+++ Excerpted data

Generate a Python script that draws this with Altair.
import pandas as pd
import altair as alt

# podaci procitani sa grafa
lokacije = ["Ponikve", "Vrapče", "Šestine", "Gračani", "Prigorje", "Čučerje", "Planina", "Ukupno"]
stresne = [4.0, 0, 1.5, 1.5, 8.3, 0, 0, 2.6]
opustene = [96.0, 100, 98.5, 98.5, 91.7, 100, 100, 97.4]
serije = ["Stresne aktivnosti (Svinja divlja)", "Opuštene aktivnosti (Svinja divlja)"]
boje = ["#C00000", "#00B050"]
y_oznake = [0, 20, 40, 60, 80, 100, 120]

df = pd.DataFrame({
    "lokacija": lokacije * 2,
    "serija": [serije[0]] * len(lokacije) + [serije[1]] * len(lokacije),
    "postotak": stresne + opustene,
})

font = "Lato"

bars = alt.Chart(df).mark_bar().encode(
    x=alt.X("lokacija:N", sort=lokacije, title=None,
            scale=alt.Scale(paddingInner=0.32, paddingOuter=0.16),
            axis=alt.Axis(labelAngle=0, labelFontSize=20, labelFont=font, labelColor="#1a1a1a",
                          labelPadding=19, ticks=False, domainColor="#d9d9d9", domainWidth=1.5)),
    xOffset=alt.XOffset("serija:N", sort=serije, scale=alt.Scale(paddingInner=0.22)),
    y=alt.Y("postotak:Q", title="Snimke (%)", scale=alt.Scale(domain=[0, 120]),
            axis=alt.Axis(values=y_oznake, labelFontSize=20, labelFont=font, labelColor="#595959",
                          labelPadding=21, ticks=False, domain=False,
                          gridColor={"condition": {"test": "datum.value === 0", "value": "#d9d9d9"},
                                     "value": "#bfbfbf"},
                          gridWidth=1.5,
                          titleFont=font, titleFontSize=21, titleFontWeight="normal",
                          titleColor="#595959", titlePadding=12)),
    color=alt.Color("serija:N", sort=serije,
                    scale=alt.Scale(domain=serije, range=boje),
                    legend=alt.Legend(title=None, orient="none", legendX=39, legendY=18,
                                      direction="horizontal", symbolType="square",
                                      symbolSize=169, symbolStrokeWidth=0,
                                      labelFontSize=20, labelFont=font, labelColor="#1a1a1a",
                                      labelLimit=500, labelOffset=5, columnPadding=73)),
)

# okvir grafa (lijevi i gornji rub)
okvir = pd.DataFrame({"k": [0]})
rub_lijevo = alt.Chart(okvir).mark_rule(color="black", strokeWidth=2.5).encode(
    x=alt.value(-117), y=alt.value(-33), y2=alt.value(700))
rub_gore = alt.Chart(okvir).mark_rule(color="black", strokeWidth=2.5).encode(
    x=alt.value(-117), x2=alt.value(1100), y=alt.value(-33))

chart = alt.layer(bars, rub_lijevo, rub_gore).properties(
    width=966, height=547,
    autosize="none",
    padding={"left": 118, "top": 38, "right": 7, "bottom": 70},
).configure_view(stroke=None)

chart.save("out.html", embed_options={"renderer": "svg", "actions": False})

++++++
+++ Excerpted data

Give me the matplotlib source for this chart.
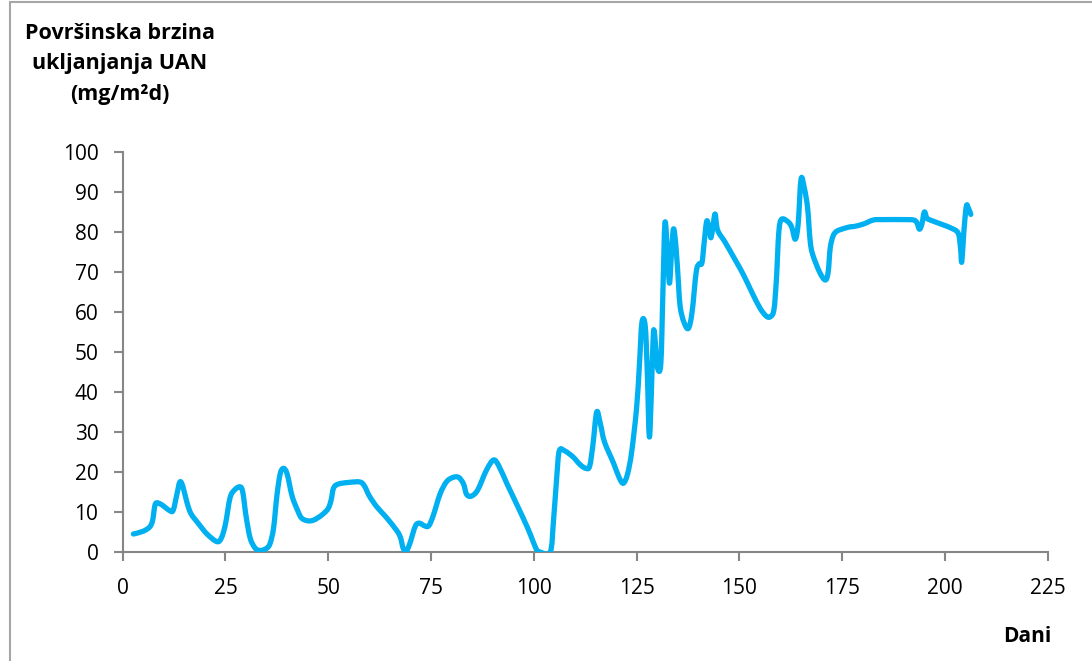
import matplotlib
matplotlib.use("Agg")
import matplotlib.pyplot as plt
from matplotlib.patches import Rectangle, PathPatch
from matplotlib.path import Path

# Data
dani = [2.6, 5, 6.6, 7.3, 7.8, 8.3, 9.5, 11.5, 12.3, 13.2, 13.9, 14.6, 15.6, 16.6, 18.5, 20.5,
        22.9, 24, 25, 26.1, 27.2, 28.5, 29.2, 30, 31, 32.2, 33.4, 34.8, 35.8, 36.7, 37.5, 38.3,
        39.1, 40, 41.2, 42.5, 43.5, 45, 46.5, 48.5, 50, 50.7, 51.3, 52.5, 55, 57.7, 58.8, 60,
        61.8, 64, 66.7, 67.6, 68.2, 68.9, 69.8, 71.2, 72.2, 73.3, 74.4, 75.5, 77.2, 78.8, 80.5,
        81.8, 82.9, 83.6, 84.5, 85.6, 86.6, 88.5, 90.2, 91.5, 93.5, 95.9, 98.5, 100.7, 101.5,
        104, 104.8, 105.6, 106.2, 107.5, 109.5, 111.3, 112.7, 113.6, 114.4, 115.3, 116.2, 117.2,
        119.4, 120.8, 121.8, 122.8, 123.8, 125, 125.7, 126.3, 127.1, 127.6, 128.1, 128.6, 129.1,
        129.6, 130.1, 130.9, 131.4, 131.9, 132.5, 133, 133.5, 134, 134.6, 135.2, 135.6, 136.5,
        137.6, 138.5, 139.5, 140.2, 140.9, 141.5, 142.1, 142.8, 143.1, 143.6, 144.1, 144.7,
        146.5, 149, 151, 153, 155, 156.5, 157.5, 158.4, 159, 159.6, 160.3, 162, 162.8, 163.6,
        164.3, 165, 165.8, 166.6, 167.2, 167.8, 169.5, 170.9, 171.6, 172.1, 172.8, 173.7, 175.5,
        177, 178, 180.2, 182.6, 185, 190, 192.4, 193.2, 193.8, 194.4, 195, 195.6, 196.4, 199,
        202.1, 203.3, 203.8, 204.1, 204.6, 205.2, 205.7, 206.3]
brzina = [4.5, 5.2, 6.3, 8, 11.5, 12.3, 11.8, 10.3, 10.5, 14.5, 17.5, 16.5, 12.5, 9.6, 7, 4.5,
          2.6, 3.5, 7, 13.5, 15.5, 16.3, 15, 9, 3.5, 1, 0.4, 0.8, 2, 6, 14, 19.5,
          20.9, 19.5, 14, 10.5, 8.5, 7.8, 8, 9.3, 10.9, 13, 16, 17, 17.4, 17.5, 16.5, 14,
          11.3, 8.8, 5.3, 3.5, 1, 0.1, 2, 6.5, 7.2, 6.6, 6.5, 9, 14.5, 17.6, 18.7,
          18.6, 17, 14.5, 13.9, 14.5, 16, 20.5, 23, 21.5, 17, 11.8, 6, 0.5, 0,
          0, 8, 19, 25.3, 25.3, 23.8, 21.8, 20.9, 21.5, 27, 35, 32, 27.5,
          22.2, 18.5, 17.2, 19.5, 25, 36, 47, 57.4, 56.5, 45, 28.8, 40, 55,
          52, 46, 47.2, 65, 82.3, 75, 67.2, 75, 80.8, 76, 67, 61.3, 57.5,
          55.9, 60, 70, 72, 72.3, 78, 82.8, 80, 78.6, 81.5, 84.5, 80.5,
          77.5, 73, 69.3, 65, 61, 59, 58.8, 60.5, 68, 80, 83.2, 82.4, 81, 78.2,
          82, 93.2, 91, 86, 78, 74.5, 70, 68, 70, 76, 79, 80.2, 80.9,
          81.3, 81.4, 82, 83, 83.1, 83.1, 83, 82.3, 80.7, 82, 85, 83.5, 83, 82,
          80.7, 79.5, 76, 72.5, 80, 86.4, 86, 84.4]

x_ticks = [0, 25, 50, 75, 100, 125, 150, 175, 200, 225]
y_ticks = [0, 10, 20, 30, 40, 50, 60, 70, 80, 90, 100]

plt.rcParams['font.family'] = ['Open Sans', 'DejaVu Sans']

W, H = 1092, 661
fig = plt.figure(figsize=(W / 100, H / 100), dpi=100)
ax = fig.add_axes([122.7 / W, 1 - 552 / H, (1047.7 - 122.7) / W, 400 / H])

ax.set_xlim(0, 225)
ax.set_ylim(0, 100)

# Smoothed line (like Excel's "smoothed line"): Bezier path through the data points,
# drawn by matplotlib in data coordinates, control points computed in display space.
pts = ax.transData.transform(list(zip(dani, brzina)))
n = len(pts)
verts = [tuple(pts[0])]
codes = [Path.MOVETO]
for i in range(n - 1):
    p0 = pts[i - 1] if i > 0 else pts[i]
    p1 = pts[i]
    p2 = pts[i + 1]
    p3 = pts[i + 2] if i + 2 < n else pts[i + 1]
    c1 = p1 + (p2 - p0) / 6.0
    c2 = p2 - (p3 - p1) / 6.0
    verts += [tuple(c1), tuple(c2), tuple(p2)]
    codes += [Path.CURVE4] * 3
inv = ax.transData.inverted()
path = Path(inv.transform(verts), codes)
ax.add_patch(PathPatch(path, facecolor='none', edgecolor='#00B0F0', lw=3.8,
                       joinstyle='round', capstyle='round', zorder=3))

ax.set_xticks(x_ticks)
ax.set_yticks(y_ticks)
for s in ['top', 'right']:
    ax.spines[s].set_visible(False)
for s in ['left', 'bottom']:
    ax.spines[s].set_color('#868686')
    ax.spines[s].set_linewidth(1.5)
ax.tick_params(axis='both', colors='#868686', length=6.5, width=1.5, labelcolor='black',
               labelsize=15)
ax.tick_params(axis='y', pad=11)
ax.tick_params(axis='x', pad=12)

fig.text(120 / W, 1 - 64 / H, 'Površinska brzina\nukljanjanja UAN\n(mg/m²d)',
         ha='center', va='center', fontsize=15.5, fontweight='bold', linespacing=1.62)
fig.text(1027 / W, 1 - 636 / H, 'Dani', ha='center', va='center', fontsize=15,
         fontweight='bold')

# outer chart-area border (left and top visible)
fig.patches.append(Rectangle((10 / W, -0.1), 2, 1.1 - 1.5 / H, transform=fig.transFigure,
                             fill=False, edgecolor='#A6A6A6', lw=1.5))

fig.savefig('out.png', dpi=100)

++++++
+++ Excerpted data

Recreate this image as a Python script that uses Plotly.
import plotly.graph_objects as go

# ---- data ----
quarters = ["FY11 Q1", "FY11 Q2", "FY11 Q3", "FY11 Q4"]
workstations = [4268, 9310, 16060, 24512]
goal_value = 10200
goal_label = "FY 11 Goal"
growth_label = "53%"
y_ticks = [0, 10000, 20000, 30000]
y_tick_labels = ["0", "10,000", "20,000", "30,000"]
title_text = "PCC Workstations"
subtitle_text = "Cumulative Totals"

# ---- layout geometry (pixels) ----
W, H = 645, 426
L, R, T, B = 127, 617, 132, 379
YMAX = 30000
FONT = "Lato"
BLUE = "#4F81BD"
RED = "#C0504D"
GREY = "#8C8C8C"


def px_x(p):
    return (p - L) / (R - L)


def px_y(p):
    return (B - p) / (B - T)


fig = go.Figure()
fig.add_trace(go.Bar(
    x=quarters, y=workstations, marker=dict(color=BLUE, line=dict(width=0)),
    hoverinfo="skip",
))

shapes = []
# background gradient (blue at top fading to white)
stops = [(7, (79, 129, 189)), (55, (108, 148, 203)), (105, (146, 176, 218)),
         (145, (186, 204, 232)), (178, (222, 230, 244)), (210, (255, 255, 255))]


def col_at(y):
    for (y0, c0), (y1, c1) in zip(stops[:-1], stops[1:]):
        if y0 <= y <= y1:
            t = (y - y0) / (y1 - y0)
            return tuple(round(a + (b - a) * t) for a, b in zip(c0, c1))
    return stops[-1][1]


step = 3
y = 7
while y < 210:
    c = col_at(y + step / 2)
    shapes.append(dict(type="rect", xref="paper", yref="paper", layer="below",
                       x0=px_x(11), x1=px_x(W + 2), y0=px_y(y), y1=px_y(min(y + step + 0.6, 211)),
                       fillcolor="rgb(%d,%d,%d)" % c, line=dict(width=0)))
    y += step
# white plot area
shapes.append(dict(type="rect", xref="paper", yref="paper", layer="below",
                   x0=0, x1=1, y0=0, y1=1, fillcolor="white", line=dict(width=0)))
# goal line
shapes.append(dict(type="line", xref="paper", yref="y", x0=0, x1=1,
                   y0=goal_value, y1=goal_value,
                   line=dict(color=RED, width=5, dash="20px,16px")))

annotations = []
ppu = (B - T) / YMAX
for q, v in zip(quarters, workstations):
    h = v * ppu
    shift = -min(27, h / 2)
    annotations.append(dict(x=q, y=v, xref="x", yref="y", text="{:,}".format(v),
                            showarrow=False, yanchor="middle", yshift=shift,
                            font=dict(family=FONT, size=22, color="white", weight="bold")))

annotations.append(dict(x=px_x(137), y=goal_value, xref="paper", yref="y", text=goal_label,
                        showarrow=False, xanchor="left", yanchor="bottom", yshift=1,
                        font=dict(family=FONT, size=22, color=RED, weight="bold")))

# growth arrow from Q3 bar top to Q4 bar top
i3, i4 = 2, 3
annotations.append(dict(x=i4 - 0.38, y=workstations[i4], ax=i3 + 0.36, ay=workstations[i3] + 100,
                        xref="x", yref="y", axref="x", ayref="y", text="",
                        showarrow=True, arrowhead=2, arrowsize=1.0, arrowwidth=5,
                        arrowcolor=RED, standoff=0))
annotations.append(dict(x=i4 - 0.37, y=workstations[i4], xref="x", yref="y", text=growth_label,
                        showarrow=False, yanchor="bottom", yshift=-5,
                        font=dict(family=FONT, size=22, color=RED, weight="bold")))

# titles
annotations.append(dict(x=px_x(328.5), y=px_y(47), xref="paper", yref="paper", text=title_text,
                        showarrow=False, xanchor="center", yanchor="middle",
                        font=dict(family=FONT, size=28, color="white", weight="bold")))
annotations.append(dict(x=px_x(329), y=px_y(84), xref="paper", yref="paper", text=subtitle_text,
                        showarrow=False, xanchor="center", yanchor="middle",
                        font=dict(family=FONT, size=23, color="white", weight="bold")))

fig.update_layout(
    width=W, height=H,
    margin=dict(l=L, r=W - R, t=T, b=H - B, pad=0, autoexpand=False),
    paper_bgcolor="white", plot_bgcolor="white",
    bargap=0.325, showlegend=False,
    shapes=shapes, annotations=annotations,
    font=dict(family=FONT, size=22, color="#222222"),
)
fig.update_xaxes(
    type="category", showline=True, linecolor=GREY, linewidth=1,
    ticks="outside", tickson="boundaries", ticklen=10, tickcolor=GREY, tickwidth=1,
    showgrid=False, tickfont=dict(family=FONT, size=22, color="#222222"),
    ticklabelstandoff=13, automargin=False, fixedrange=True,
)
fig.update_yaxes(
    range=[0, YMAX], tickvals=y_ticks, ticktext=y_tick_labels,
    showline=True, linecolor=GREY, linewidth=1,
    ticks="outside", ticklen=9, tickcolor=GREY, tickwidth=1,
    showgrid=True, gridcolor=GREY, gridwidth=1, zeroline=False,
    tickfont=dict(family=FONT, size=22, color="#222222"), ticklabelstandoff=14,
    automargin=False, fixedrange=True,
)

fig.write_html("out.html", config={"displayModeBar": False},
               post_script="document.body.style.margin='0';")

++++++

Aim: Extract and reproduce exactly the lines opening with the line containing "Recreate this image" and closing with the line containing "(255, 255, 255))]", inclusive.

Solved exercise:
Recreate this image as a Python script that uses Plotly.
import plotly.graph_objects as go

# ---- data ----
quarters = ["FY11 Q1", "FY11 Q2", "FY11 Q3", "FY11 Q4"]
workstations = [4268, 9310, 16060, 24512]
goal_value = 10200
goal_label = "FY 11 Goal"
growth_label = "53%"
y_ticks = [0, 10000, 20000, 30000]
y_tick_labels = ["0", "10,000", "20,000", "30,000"]
title_text = "PCC Workstations"
subtitle_text = "Cumulative Totals"

# ---- layout geometry (pixels) ----
W, H = 645, 426
L, R, T, B = 127, 617, 132, 379
YMAX = 30000
FONT = "Lato"
BLUE = "#4F81BD"
RED = "#C0504D"
GREY = "#8C8C8C"


def px_x(p):
    return (p - L) / (R - L)


def px_y(p):
    return (B - p) / (B - T)


fig = go.Figure()
fig.add_trace(go.Bar(
    x=quarters, y=workstations, marker=dict(color=BLUE, line=dict(width=0)),
    hoverinfo="skip",
))

shapes = []
# background gradient (blue at top fading to white)
stops = [(7, (79, 129, 189)), (55, (108, 148, 203)), (105, (146, 176, 218)),
         (145, (186, 204, 232)), (178, (222, 230, 244)), (210, (255, 255, 255))]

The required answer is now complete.